Set problem: Up to and including the line with "i) => BARCOLORS[i]);", write out the listing from its first line, minus the pictures.
· · · ·
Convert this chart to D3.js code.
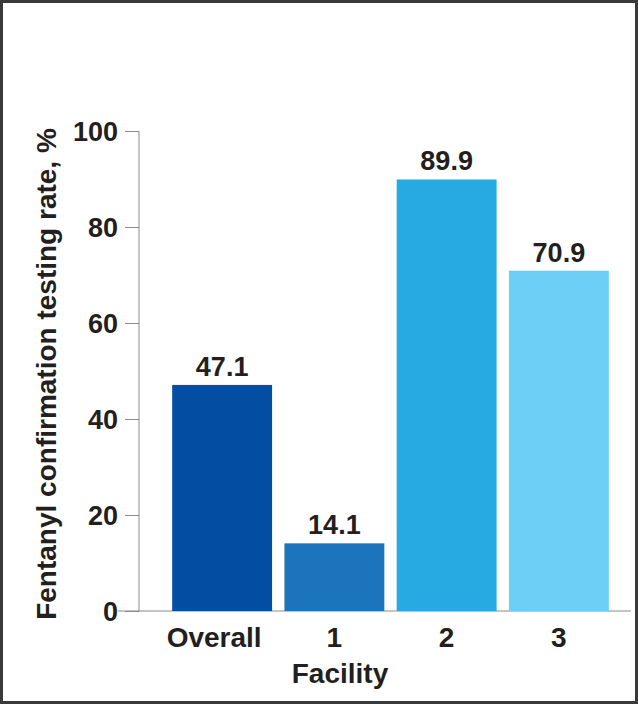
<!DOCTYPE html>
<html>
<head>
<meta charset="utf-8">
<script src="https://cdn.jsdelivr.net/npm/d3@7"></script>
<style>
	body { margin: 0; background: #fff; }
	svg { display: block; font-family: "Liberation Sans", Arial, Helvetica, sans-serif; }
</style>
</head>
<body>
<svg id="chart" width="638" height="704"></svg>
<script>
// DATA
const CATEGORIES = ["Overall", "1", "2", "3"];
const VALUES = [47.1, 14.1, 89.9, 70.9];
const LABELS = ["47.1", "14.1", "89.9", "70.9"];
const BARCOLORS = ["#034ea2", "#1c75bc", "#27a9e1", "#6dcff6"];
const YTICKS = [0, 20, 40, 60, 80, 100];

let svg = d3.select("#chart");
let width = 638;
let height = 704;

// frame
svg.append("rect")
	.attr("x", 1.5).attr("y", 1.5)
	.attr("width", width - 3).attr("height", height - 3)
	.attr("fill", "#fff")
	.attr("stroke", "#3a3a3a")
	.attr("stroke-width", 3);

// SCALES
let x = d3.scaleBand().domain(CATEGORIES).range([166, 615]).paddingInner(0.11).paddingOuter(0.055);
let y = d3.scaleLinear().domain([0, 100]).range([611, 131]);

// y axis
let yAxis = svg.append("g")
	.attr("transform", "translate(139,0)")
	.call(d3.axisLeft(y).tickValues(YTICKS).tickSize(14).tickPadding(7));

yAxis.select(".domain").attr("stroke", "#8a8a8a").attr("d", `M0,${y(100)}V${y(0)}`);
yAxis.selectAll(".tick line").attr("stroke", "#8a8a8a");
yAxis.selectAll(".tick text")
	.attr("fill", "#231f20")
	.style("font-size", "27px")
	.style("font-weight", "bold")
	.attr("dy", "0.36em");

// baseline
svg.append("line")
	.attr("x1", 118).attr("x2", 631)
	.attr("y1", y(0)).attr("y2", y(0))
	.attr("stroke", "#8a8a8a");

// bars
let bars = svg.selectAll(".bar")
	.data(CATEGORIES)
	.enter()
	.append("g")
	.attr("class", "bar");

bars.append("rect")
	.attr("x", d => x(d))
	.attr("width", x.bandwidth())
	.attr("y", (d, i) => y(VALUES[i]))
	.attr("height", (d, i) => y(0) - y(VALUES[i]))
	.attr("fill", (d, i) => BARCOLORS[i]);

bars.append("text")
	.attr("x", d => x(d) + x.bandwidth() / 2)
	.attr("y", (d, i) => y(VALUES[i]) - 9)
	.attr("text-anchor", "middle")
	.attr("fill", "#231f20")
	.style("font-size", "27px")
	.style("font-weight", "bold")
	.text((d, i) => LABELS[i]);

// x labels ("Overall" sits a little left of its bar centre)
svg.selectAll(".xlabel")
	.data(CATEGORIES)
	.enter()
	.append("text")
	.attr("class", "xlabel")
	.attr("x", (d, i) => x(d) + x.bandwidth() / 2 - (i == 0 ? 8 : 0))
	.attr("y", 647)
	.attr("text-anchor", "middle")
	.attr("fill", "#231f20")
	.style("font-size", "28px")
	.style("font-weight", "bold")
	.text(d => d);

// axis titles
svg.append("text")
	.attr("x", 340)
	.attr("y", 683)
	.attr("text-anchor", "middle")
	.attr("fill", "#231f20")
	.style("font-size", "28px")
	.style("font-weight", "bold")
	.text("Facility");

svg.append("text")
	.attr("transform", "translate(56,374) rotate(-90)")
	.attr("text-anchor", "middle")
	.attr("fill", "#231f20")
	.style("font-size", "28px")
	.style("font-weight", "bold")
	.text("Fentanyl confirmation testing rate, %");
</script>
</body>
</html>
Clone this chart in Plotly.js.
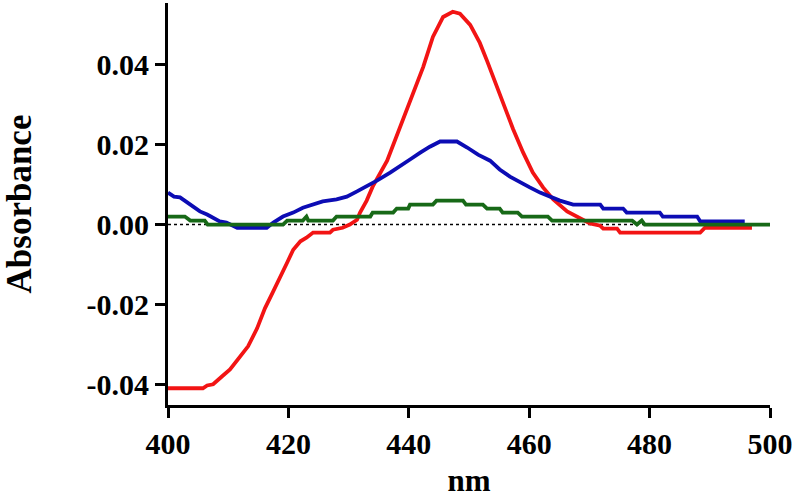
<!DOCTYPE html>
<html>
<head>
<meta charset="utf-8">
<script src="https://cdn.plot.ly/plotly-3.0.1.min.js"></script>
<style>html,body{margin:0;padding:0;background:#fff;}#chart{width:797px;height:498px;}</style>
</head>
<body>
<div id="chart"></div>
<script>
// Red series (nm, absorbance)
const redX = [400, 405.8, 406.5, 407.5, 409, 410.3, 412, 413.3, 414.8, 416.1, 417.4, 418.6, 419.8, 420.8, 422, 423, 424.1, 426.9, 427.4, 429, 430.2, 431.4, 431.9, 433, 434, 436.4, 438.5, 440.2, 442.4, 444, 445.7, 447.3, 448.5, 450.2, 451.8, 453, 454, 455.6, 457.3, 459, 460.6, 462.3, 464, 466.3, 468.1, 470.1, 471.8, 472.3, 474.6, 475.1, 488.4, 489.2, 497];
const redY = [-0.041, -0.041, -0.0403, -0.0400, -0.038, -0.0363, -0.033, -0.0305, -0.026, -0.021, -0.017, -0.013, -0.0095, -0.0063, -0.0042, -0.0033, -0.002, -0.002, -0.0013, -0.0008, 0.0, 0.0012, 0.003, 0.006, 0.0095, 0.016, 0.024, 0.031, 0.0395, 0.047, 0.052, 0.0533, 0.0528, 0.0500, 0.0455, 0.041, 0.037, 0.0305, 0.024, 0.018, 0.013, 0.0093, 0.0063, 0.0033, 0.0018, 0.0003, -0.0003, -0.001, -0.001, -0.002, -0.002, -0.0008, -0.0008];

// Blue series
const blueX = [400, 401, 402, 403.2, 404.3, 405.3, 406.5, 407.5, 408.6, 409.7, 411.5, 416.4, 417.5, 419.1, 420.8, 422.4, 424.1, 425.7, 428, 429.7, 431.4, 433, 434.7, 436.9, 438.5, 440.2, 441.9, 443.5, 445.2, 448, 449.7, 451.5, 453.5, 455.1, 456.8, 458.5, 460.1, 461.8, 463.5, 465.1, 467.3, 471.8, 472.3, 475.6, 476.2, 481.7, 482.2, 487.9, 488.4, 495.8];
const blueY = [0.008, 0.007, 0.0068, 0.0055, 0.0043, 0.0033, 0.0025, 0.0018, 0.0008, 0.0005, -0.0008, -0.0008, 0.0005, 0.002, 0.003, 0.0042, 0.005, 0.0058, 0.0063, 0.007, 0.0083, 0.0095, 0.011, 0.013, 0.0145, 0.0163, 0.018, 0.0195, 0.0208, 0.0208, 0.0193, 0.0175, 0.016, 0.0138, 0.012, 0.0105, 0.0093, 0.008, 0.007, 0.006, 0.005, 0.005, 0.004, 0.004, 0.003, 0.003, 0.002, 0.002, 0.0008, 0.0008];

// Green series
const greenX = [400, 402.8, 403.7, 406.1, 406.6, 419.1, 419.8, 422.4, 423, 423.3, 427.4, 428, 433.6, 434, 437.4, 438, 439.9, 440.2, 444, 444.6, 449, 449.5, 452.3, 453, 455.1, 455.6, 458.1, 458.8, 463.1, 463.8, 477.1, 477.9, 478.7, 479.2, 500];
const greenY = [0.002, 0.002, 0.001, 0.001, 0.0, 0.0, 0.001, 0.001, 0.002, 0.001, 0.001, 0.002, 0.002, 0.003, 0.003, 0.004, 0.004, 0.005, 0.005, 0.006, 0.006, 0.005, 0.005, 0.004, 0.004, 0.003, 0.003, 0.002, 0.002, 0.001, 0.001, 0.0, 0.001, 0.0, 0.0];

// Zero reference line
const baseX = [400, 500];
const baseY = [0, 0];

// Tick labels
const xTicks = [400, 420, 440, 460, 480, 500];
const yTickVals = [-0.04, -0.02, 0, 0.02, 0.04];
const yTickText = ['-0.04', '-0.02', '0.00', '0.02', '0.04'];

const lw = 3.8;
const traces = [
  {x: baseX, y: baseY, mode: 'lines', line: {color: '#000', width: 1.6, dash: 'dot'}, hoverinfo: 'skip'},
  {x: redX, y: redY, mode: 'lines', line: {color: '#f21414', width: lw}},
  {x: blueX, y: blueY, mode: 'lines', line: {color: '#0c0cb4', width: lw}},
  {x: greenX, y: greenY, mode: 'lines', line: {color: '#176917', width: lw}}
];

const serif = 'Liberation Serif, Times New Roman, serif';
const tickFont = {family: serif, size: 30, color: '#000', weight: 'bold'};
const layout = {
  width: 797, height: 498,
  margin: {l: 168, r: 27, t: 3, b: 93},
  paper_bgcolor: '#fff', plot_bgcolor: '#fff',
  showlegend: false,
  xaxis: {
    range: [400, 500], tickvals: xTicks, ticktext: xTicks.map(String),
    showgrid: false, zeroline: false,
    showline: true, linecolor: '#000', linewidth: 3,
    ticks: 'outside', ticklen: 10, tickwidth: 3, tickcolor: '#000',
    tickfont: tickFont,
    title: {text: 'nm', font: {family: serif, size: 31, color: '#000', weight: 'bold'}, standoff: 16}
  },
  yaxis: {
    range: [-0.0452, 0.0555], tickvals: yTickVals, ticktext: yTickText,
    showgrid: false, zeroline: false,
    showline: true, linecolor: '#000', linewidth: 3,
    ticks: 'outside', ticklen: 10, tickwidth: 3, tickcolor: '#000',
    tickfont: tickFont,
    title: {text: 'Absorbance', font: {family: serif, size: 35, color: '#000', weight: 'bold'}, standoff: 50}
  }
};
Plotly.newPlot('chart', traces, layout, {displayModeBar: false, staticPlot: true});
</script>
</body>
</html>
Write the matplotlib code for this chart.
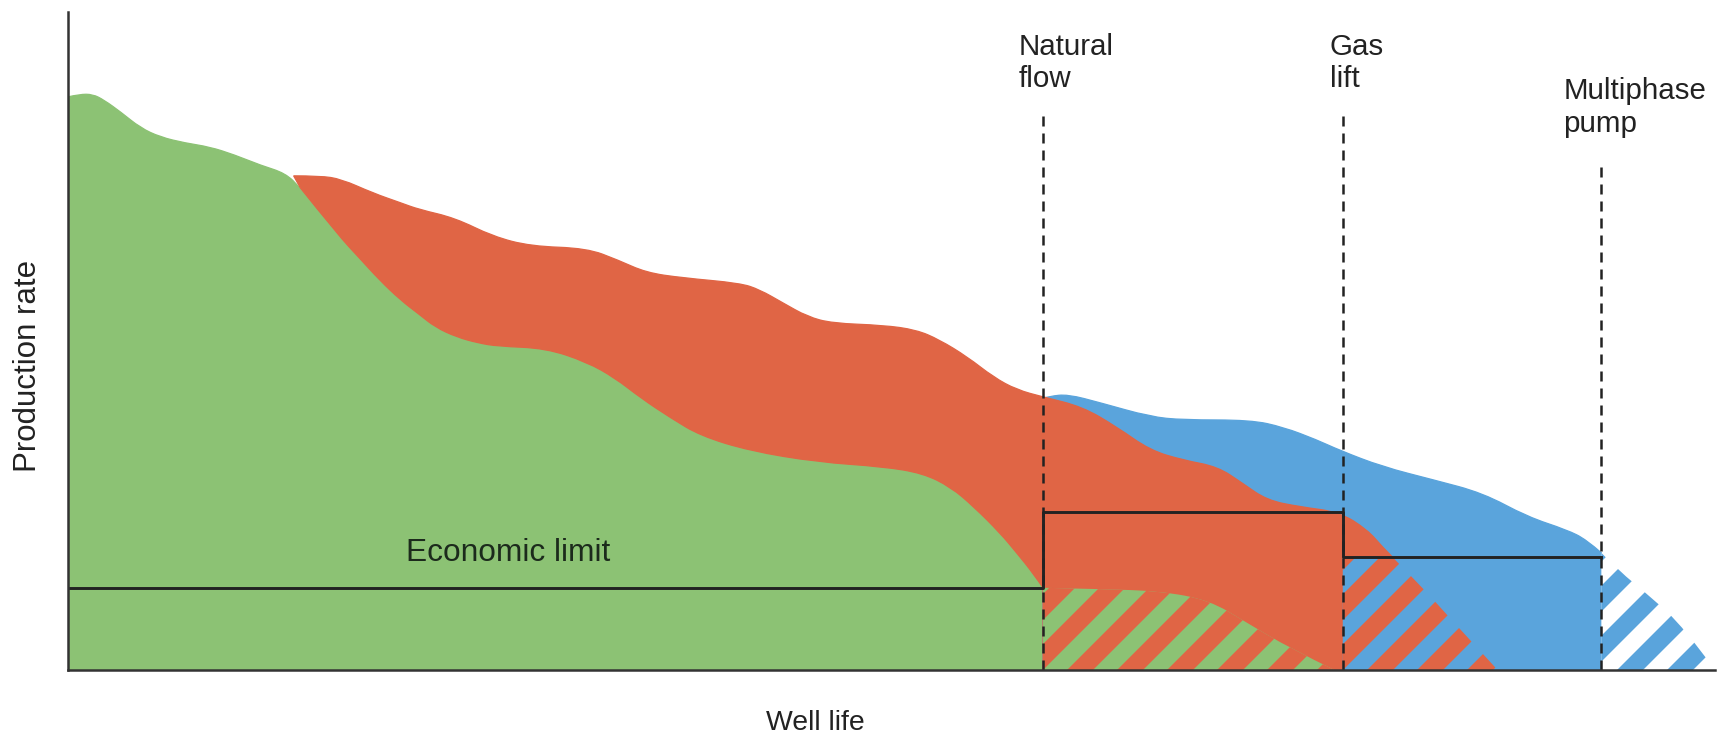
· · · ·
Expected output:
Convert this chart to D3.js code.
<!DOCTYPE html>
<html>
<head>
<meta charset="utf-8">
<script src="https://cdn.jsdelivr.net/npm/d3@7"></script>
<style>
	body { margin: 0; background: #fff; }
	svg { display: block; font-family: "Liberation Sans", Arial, Helvetica, sans-serif; }
</style>
</head>
<body>
<svg id="chart" width="638" height="704"></svg>
<script>
// DATA
const CATEGORIES = ["Overall", "1", "2", "3"];
const VALUES = [47.1, 14.1, 89.9, 70.9];
const LABELS = ["47.1", "14.1", "89.9", "70.9"];
const BARCOLORS = ["#034ea2", "#1c75bc", "#27a9e1", "#6dcff6"];
const YTICKS = [0, 20, 40, 60, 80, 100];

let svg = d3.select("#chart");
let width = 638;
let height = 704;

// frame
svg.append("rect")
	.attr("x", 1.5).attr("y", 1.5)
	.attr("width", width - 3).attr("height", height - 3)
	.attr("fill", "#fff")
	.attr("stroke", "#3a3a3a")
	.attr("stroke-width", 3);

// SCALES
let x = d3.scaleBand().domain(CATEGORIES).range([166, 615]).paddingInner(0.11).paddingOuter(0.055);
let y = d3.scaleLinear().domain([0, 100]).range([611, 131]);

// y axis
let yAxis = svg.append("g")
	.attr("transform", "translate(139,0)")
	.call(d3.axisLeft(y).tickValues(YTICKS).tickSize(14).tickPadding(7));

yAxis.select(".domain").attr("stroke", "#8a8a8a").attr("d", `M0,${y(100)}V${y(0)}`);
yAxis.selectAll(".tick line").attr("stroke", "#8a8a8a");
yAxis.selectAll(".tick text")
	.attr("fill", "#231f20")
	.style("font-size", "27px")
	.style("font-weight", "bold")
	.attr("dy", "0.36em");

// baseline
svg.append("line")
	.attr("x1", 118).attr("x2", 631)
	.attr("y1", y(0)).attr("y2", y(0))
	.attr("stroke", "#8a8a8a");

// bars
let bars = svg.selectAll(".bar")
	.data(CATEGORIES)
	.enter()
	.append("g")
	.attr("class", "bar");

bars.append("rect")
	.attr("x", d => x(d))
	.attr("width", x.bandwidth())
	.attr("y", (d, i) => y(VALUES[i]))
	.attr("height", (d, i) => y(0) - y(VALUES[i]))
	.attr("fill", (d, i) => BARCOLORS[i]);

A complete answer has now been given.